Exercise goal =
Copy the records below exactly, leaving out every picture.

(Code that draws figures)
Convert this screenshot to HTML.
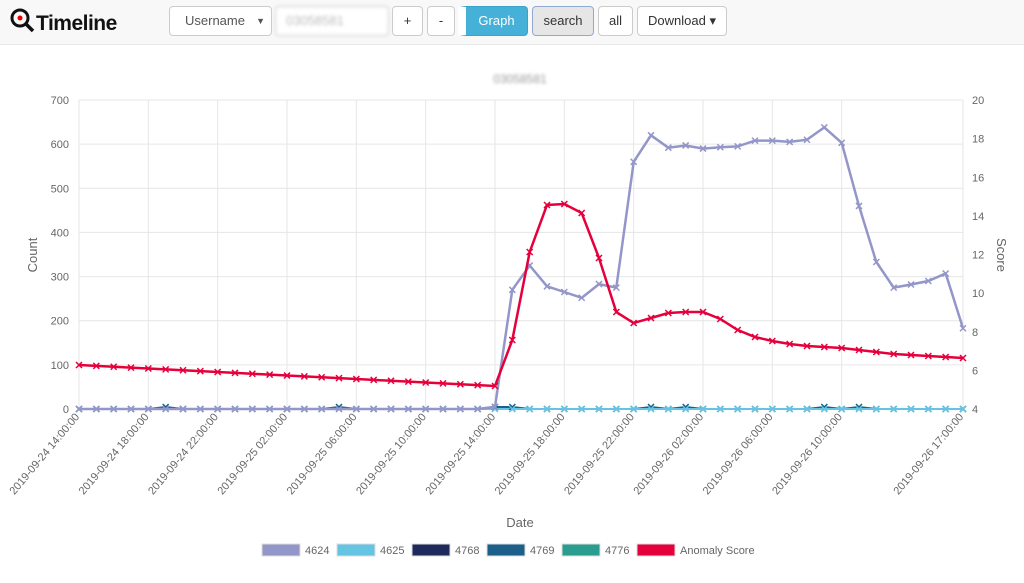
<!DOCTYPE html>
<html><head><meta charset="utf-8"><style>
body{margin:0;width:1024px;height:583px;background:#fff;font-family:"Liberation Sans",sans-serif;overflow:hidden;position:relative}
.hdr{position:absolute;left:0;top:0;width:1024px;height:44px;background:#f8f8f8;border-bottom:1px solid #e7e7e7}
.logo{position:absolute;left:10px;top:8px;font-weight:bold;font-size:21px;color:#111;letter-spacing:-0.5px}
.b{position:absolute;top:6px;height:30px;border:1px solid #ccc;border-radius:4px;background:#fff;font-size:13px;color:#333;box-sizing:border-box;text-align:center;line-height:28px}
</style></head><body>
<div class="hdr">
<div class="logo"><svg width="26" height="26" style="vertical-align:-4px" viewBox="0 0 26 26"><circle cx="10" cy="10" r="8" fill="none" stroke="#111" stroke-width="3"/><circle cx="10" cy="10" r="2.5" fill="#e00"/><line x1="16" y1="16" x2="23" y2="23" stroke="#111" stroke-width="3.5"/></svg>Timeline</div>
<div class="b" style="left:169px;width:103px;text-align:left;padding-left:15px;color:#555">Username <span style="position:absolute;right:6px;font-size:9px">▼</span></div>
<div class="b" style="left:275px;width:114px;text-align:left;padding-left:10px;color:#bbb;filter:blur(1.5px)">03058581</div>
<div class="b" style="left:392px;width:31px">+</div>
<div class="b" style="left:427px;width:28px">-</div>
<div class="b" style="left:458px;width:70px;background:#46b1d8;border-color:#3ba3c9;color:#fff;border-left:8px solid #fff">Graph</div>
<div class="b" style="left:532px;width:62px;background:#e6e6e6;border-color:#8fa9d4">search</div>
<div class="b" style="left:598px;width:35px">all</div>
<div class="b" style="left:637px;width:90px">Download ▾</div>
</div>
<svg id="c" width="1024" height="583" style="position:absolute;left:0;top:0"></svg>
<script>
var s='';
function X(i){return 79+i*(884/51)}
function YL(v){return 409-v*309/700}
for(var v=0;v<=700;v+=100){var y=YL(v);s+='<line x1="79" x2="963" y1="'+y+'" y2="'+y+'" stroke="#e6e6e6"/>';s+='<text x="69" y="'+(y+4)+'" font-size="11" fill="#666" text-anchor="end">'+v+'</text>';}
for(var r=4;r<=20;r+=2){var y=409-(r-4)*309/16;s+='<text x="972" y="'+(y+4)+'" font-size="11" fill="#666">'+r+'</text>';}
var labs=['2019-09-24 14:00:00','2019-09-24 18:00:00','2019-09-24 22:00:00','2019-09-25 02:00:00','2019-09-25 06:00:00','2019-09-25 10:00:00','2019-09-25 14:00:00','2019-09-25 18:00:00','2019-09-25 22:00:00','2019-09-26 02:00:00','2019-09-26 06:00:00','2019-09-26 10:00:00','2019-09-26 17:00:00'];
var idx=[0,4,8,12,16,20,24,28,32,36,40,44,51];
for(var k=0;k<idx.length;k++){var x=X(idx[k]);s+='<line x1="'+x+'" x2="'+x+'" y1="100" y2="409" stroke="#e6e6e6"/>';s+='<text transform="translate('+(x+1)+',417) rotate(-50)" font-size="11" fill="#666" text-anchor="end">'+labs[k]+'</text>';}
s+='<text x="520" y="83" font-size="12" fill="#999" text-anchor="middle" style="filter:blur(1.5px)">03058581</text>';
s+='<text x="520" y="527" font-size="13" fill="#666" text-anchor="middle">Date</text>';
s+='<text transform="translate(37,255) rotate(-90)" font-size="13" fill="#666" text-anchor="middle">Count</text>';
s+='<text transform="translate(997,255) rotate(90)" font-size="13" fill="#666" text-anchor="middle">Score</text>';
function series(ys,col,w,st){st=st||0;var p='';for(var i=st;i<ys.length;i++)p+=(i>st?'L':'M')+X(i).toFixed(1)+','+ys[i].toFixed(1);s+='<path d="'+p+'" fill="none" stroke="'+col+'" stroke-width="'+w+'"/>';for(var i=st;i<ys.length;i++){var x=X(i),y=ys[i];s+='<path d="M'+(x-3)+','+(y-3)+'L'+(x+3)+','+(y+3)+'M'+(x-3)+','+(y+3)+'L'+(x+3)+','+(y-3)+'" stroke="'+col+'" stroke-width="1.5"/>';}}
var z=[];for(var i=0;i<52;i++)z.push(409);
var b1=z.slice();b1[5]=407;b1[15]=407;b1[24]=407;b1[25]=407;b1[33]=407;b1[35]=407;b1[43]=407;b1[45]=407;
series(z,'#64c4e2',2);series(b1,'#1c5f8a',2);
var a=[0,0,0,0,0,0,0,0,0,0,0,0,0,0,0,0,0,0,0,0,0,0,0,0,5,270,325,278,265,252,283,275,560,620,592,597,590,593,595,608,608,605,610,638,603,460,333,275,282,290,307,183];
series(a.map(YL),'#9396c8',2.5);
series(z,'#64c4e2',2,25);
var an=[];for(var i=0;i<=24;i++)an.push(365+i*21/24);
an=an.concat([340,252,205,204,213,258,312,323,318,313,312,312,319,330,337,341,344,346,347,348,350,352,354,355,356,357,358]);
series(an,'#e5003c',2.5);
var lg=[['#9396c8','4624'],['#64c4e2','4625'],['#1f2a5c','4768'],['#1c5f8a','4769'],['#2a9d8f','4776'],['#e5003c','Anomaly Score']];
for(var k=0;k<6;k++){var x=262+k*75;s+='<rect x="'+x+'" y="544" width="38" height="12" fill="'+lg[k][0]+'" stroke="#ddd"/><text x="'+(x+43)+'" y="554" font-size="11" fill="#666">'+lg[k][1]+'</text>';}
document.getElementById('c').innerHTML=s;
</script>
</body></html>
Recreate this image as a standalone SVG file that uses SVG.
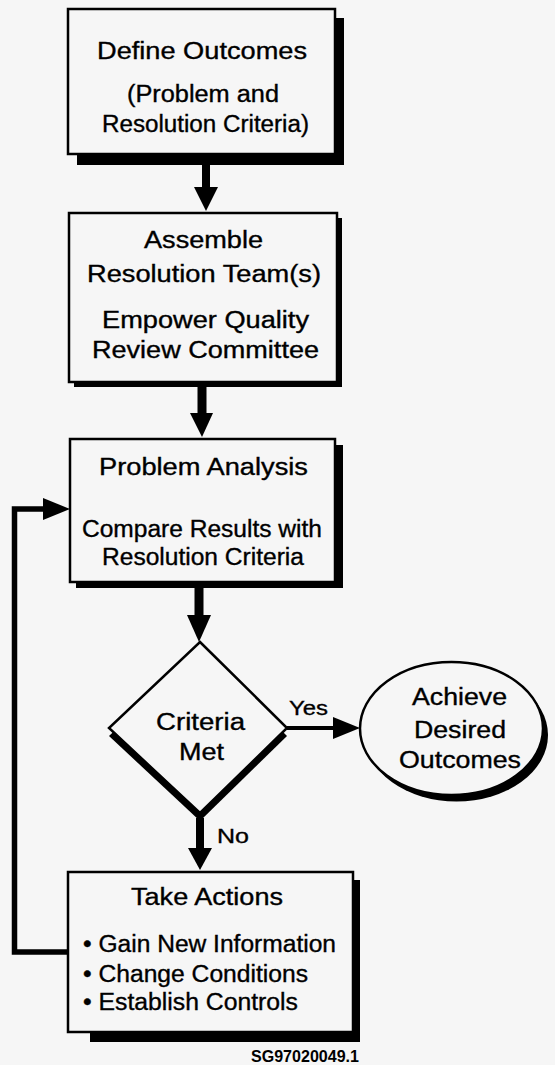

Reply =
Convert this screenshot to HTML.
<!DOCTYPE html>
<html><head><meta charset="utf-8"><style>
body{margin:0;width:1024px;height:583px;background:#fff;font-family:"Liberation Sans",sans-serif;overflow:hidden;position:relative}
.hdr{position:absolute;left:0;top:0;width:1024px;height:44px;background:#f8f8f8;border-bottom:1px solid #e7e7e7}
.logo{position:absolute;left:10px;top:8px;font-weight:bold;font-size:21px;color:#111;letter-spacing:-0.5px}
.b{position:absolute;top:6px;height:30px;border:1px solid #ccc;border-radius:4px;background:#fff;font-size:13px;color:#333;box-sizing:border-box;text-align:center;line-height:28px}
</style></head><body>
<div class="hdr">
<div class="logo"><svg width="26" height="26" style="vertical-align:-4px" viewBox="0 0 26 26"><circle cx="10" cy="10" r="8" fill="none" stroke="#111" stroke-width="3"/><circle cx="10" cy="10" r="2.5" fill="#e00"/><line x1="16" y1="16" x2="23" y2="23" stroke="#111" stroke-width="3.5"/></svg>Timeline</div>
<div class="b" style="left:169px;width:103px;text-align:left;padding-left:15px;color:#555">Username <span style="position:absolute;right:6px;font-size:9px">▼</span></div>
<div class="b" style="left:275px;width:114px;text-align:left;padding-left:10px;color:#bbb;filter:blur(1.5px)">03058581</div>
<div class="b" style="left:392px;width:31px">+</div>
<div class="b" style="left:427px;width:28px">-</div>
<div class="b" style="left:458px;width:70px;background:#46b1d8;border-color:#3ba3c9;color:#fff;border-left:8px solid #fff">Graph</div>
<div class="b" style="left:532px;width:62px;background:#e6e6e6;border-color:#8fa9d4">search</div>
<div class="b" style="left:598px;width:35px">all</div>
<div class="b" style="left:637px;width:90px">Download ▾</div>
</div>
<svg id="c" width="1024" height="583" style="position:absolute;left:0;top:0"></svg>
<script>
var s='';
function X(i){return 79+i*(884/51)}
function YL(v){return 409-v*309/700}
for(var v=0;v<=700;v+=100){var y=YL(v);s+='<line x1="79" x2="963" y1="'+y+'" y2="'+y+'" stroke="#e6e6e6"/>';s+='<text x="69" y="'+(y+4)+'" font-size="11" fill="#666" text-anchor="end">'+v+'</text>';}
for(var r=4;r<=20;r+=2){var y=409-(r-4)*309/16;s+='<text x="972" y="'+(y+4)+'" font-size="11" fill="#666">'+r+'</text>';}
var labs=['2019-09-24 14:00:00','2019-09-24 18:00:00','2019-09-24 22:00:00','2019-09-25 02:00:00','2019-09-25 06:00:00','2019-09-25 10:00:00','2019-09-25 14:00:00','2019-09-25 18:00:00','2019-09-25 22:00:00','2019-09-26 02:00:00','2019-09-26 06:00:00','2019-09-26 10:00:00','2019-09-26 17:00:00'];
var idx=[0,4,8,12,16,20,24,28,32,36,40,44,51];
for(var k=0;k<idx.length;k++){var x=X(idx[k]);s+='<line x1="'+x+'" x2="'+x+'" y1="100" y2="409" stroke="#e6e6e6"/>';s+='<text transform="translate('+(x+1)+',417) rotate(-50)" font-size="11" fill="#666" text-anchor="end">'+labs[k]+'</text>';}
s+='<text x="520" y="83" font-size="12" fill="#999" text-anchor="middle" style="filter:blur(1.5px)">03058581</text>';
s+='<text x="520" y="527" font-size="13" fill="#666" text-anchor="middle">Date</text>';
s+='<text transform="translate(37,255) rotate(-90)" font-size="13" fill="#666" text-anchor="middle">Count</text>';
s+='<text transform="translate(997,255) rotate(90)" font-size="13" fill="#666" text-anchor="middle">Score</text>';
function series(ys,col,w,st){st=st||0;var p='';for(var i=st;i<ys.length;i++)p+=(i>st?'L':'M')+X(i).toFixed(1)+','+ys[i].toFixed(1);s+='<path d="'+p+'" fill="none" stroke="'+col+'" stroke-width="'+w+'"/>';for(var i=st;i<ys.length;i++){var x=X(i),y=ys[i];s+='<path d="M'+(x-3)+','+(y-3)+'L'+(x+3)+','+(y+3)+'M'+(x-3)+','+(y+3)+'L'+(x+3)+','+(y-3)+'" stroke="'+col+'" stroke-width="1.5"/>';}}
var z=[];for(var i=0;i<52;i++)z.push(409);
var b1=z.slice();b1[5]=407;b1[15]=407;b1[24]=407;b1[25]=407;b1[33]=407;b1[35]=407;b1[43]=407;b1[45]=407;
series(z,'#64c4e2',2);series(b1,'#1c5f8a',2);
var a=[0,0,0,0,0,0,0,0,0,0,0,0,0,0,0,0,0,0,0,0,0,0,0,0,5,270,325,278,265,252,283,275,560,620,592,597,590,593,595,608,608,605,610,638,603,460,333,275,282,290,307,183];
series(a.map(YL),'#9396c8',2.5);
series(z,'#64c4e2',2,25);
var an=[];for(var i=0;i<=24;i++)an.push(365+i*21/24);
an=an.concat([340,252,205,204,213,258,312,323,318,313,312,312,319,330,337,341,344,346,347,348,350,352,354,355,356,357,358]);
series(an,'#e5003c',2.5);
var lg=[['#9396c8','4624'],['#64c4e2','4625'],['#1f2a5c','4768'],['#1c5f8a','4769'],['#2a9d8f','4776'],['#e5003c','Anomaly Score']];
for(var k=0;k<6;k++){var x=262+k*75;s+='<rect x="'+x+'" y="544" width="38" height="12" fill="'+lg[k][0]+'" stroke="#ddd"/><text x="'+(x+43)+'" y="554" font-size="11" fill="#666">'+lg[k][1]+'</text>';}
document.getElementById('c').innerHTML=s;
</script>
</body></html>
Recreate this image as a standalone SVG file that uses SVG.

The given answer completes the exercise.